Seperti diberitakan sebelumnya, Yayasan Pemberdayaan Konsumen Kesehatan Indonesia (YPKKI) melansir hasil survei yang dilakukan pada Januari 2013 di lima kota besar di Indonesia, yakni Jakarta, Bandung, Semarang, Yogyakarta, dan Surabaya.

Hasilnya, terdapat sedikitnya 56 produk jamu yang dilarang (public warning) oleh Badan Pengawas Obat dan Makanan (BPOM). Namun masih beredar bebas tanpa pengawasan.

Menanggapi hasil survei tersebut, politisi Partai Golkar ini menyayangkan lemahnya BPOM dalam melakukan pengawasan peredaran produk jamu ilegal. "Saya mendesak BPOM untuk serius dan melakukan langkah nyata untuk mengatasi peredaran jamu dan obat tradisional ilegal tersebut," ujarnya.
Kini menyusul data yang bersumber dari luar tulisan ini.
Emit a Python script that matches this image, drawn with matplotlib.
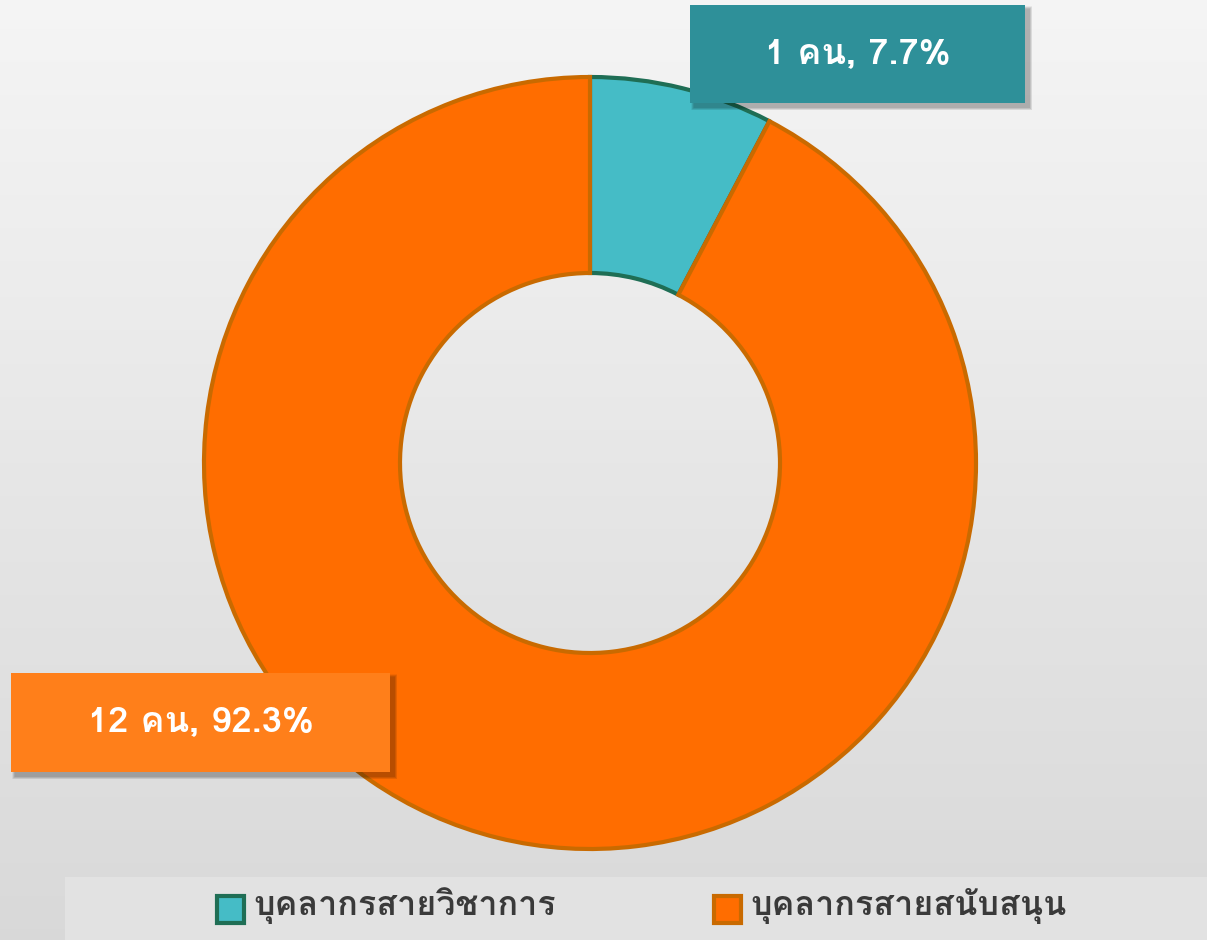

Sementara itu, Ketua Umum Gabungan Perusahaan (GP) Jamu, Charles Serang mengatakan, temuan YPKKI memperkuat bukti ancaman besar terhadap industri jamu nasional. "Masa depan jamu suram. Tidak ada menteri yang mau memikirkan jamu, padahal jamu merupakan tradisi bangsa," kata Charles.
(izz)
Copyright ©2024 SINDOnews.com
All Rights Reserved
berita/ rendering in 0.6646 seconds (0.1#10.140)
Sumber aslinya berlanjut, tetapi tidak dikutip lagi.